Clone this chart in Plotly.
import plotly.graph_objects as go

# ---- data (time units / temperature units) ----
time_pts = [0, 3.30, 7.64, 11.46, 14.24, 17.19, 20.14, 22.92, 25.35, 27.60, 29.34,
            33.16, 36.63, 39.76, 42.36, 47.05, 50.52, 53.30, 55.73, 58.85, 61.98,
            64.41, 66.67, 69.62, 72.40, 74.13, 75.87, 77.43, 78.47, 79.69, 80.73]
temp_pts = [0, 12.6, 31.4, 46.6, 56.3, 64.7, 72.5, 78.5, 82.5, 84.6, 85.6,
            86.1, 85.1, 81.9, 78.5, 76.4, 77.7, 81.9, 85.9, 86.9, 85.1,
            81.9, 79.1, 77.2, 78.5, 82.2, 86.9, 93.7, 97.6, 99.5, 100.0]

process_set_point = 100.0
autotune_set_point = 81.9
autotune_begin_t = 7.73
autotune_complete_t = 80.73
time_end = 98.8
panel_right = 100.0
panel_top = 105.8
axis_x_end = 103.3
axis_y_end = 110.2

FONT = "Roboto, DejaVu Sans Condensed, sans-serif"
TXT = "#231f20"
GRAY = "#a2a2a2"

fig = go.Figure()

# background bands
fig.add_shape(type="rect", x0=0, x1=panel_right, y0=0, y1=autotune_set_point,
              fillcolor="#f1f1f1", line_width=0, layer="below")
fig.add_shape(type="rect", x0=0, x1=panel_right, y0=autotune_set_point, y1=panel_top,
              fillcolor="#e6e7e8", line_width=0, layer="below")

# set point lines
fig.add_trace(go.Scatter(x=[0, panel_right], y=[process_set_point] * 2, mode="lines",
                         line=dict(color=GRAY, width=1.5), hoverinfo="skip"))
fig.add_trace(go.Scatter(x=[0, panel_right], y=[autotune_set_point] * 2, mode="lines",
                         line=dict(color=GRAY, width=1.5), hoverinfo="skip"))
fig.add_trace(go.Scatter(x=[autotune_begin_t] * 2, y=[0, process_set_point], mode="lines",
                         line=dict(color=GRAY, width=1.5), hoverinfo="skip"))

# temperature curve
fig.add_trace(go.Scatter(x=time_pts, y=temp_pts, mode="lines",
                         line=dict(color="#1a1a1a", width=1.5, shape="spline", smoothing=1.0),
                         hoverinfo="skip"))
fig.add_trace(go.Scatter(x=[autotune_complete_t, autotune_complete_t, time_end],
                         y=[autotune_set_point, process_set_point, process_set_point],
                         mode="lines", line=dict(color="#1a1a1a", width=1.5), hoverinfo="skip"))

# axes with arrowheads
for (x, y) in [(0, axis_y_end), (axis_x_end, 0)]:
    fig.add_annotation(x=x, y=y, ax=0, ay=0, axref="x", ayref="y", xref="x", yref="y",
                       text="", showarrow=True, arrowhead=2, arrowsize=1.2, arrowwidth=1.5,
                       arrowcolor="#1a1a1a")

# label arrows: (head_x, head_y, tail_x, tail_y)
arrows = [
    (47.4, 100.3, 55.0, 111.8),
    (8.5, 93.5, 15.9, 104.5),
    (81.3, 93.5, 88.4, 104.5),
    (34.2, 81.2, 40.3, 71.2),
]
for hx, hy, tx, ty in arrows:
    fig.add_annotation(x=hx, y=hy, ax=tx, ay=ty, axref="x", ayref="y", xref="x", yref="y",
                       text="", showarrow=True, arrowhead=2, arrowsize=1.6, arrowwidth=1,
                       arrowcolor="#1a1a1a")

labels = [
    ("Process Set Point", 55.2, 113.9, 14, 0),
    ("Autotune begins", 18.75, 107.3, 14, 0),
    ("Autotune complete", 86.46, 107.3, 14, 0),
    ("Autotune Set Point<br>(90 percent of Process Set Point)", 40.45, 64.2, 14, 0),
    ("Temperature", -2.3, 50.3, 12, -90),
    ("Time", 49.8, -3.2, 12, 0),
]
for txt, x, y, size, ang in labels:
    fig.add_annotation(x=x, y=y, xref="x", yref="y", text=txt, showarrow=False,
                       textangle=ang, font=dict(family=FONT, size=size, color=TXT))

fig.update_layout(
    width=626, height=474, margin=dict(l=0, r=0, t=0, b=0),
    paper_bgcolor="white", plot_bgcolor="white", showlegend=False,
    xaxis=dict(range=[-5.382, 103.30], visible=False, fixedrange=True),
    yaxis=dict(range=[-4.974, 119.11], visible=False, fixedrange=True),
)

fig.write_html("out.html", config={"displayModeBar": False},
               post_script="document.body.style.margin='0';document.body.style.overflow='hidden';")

——

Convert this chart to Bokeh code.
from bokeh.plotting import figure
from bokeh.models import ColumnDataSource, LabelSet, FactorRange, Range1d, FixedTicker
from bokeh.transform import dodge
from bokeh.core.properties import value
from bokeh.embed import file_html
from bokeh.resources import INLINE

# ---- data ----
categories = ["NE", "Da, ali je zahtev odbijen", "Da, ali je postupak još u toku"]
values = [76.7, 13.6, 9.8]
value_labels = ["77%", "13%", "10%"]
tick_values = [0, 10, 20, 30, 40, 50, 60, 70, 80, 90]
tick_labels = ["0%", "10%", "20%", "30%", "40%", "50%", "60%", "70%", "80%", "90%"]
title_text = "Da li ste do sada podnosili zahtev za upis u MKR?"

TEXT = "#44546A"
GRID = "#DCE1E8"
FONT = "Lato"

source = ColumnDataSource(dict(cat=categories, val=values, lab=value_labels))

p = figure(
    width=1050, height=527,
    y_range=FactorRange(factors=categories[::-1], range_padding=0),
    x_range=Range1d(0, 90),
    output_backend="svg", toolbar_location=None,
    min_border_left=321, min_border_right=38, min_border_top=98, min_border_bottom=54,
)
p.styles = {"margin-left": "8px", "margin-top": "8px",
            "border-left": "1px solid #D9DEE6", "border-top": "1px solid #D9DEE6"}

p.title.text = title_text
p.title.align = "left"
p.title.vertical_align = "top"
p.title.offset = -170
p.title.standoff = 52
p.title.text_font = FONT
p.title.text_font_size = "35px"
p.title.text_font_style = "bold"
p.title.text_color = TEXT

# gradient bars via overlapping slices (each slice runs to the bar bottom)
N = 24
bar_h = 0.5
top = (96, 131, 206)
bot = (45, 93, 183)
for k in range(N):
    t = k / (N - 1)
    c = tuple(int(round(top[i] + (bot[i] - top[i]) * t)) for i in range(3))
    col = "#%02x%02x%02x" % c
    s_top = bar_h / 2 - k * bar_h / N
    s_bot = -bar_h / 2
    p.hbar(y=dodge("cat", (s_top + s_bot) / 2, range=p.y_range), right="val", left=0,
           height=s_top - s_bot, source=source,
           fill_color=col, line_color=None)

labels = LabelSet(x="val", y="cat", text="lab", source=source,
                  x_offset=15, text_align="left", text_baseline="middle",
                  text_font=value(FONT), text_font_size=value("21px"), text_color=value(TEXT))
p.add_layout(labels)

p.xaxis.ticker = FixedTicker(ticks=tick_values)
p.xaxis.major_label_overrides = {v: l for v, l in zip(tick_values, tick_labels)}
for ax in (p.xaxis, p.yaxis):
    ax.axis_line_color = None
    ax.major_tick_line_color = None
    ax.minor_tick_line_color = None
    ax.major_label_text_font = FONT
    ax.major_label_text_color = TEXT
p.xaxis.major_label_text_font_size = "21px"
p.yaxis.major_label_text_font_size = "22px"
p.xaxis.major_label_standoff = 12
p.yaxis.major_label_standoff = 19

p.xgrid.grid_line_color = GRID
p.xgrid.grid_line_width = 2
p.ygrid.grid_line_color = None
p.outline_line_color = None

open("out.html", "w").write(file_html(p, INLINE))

——

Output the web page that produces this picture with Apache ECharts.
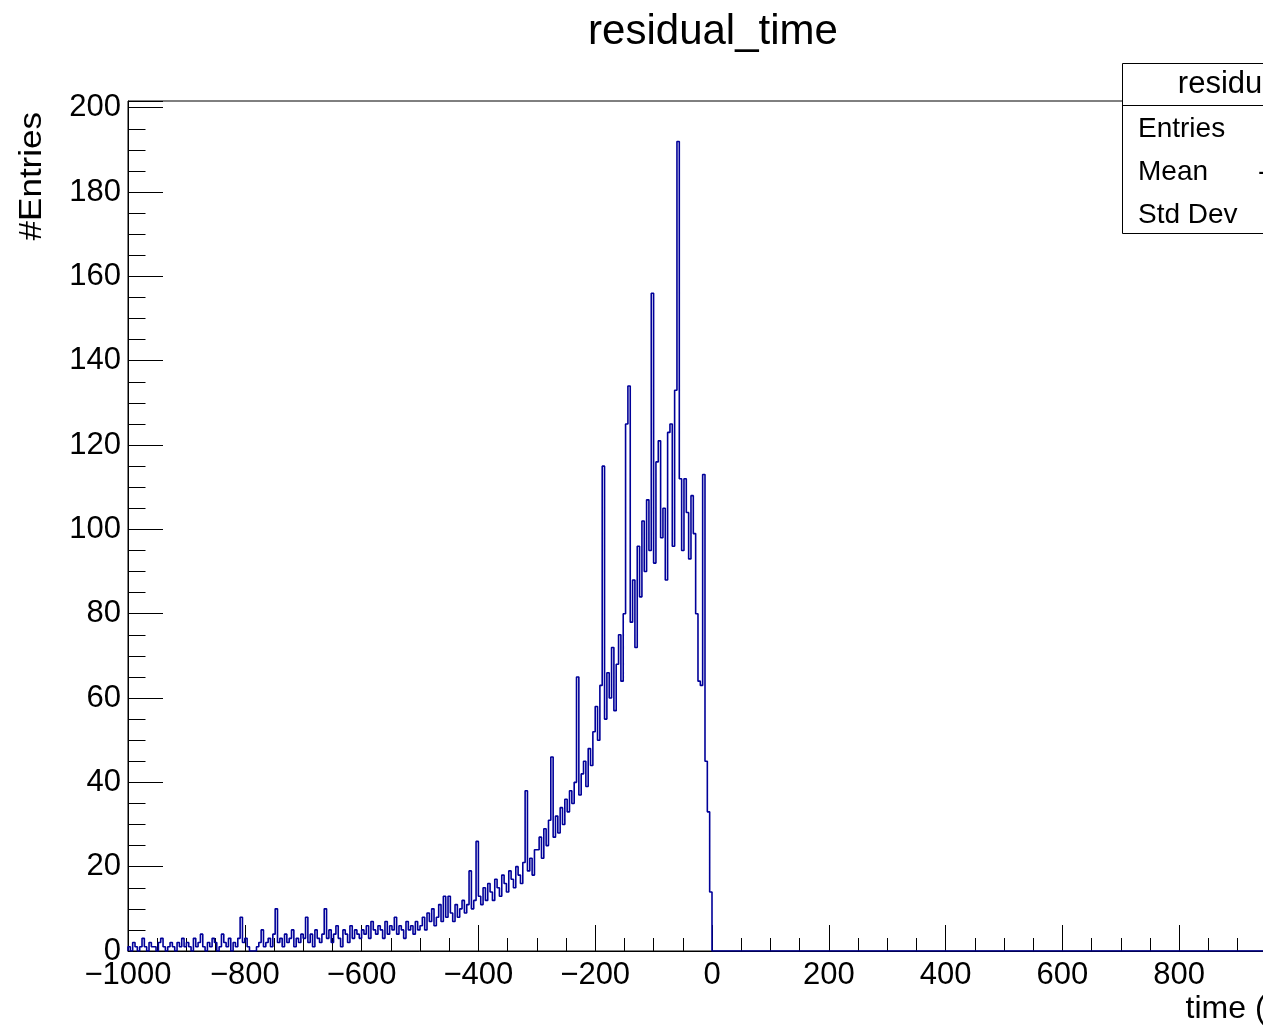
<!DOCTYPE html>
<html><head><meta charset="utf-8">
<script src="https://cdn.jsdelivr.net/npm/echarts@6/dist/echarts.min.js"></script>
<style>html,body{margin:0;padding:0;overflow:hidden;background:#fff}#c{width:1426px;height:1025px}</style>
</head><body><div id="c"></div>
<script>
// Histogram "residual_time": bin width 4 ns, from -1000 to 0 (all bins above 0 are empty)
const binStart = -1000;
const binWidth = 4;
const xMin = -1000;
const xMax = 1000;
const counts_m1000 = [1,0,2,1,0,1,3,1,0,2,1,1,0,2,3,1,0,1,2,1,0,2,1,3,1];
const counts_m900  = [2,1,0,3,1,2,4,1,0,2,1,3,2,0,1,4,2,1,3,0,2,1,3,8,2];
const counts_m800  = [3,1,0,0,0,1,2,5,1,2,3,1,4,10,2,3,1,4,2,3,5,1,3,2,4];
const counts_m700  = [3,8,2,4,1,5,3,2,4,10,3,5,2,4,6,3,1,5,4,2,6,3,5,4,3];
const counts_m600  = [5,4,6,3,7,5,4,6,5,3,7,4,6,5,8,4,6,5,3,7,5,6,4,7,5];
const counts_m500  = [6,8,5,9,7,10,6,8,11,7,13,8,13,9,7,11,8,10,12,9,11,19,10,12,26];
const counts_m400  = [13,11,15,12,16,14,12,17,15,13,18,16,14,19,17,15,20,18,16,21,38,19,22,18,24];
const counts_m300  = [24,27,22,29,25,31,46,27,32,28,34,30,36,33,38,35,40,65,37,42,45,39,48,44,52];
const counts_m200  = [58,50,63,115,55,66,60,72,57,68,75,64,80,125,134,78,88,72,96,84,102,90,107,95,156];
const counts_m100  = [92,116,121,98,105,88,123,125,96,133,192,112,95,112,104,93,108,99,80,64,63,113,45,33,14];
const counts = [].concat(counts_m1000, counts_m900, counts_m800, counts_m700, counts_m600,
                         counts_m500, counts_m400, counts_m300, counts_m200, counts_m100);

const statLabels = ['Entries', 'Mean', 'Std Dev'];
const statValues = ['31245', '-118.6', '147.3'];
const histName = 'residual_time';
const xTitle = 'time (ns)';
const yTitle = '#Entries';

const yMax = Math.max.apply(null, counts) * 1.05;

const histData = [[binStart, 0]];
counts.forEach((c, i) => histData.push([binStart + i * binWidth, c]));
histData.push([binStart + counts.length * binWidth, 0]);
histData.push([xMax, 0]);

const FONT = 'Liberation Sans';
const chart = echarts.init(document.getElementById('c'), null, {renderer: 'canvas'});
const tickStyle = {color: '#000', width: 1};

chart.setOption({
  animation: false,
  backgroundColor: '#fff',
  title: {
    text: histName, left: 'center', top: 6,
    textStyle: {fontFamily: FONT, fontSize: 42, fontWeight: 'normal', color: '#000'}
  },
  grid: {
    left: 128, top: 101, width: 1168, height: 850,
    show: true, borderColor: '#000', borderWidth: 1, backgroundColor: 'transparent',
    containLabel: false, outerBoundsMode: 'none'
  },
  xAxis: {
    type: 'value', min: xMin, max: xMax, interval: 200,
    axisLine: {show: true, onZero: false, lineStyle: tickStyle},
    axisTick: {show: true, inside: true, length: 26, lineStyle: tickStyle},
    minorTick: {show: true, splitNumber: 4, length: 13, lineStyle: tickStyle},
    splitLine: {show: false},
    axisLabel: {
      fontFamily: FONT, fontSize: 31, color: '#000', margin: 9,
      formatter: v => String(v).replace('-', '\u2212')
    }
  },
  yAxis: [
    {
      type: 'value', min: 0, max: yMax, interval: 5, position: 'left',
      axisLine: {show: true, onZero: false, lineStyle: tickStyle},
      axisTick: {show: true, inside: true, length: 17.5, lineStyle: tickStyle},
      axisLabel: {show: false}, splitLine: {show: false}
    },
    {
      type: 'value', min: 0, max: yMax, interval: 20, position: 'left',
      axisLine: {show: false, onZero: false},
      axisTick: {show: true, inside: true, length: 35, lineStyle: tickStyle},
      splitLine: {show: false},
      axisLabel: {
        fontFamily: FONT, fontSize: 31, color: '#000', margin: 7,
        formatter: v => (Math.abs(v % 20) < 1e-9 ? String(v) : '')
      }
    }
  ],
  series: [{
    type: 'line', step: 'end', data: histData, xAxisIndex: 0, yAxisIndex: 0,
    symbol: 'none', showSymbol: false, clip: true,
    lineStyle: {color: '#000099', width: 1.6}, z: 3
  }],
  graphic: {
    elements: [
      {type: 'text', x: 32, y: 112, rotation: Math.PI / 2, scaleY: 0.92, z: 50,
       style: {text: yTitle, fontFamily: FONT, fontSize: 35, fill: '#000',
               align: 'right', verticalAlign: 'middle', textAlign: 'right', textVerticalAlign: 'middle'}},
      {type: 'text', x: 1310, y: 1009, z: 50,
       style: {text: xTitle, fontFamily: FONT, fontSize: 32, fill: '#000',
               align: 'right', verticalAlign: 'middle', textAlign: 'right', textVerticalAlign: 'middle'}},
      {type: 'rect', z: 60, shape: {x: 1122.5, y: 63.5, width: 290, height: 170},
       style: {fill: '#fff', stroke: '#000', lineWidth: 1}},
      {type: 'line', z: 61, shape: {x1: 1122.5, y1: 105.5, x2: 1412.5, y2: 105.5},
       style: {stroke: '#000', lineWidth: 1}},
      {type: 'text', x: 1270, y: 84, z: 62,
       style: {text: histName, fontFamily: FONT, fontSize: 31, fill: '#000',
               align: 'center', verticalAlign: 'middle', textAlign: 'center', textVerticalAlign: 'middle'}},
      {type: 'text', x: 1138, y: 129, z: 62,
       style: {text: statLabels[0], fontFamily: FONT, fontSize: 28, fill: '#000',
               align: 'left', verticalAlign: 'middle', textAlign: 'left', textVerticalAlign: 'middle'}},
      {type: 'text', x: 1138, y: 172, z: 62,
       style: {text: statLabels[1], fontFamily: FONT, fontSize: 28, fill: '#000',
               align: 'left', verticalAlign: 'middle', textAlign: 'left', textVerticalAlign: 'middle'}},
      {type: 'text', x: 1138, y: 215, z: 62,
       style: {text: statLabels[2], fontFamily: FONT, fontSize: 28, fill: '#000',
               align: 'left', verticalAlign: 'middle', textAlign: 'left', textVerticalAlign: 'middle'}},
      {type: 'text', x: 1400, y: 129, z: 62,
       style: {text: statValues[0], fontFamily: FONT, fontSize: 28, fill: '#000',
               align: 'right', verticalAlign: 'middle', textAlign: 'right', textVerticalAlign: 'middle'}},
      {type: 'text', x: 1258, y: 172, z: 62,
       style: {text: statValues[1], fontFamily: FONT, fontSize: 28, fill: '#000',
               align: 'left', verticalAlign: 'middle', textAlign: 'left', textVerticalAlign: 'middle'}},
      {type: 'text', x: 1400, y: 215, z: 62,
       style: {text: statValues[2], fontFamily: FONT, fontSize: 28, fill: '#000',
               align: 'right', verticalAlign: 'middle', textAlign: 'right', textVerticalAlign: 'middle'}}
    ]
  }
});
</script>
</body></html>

——

Retype only this portion of the data above: the line containing "Clone this chart in Plotly.", the line containing "axis_y_end = 110.2", and all lines between them, exactly.

THE RESULT:
Clone this chart in Plotly.
import plotly.graph_objects as go

# ---- data (time units / temperature units) ----
time_pts = [0, 3.30, 7.64, 11.46, 14.24, 17.19, 20.14, 22.92, 25.35, 27.60, 29.34,
            33.16, 36.63, 39.76, 42.36, 47.05, 50.52, 53.30, 55.73, 58.85, 61.98,
            64.41, 66.67, 69.62, 72.40, 74.13, 75.87, 77.43, 78.47, 79.69, 80.73]
temp_pts = [0, 12.6, 31.4, 46.6, 56.3, 64.7, 72.5, 78.5, 82.5, 84.6, 85.6,
            86.1, 85.1, 81.9, 78.5, 76.4, 77.7, 81.9, 85.9, 86.9, 85.1,
            81.9, 79.1, 77.2, 78.5, 82.2, 86.9, 93.7, 97.6, 99.5, 100.0]

process_set_point = 100.0
autotune_set_point = 81.9
autotune_begin_t = 7.73
autotune_complete_t = 80.73
time_end = 98.8
panel_right = 100.0
panel_top = 105.8
axis_x_end = 103.3
axis_y_end = 110.2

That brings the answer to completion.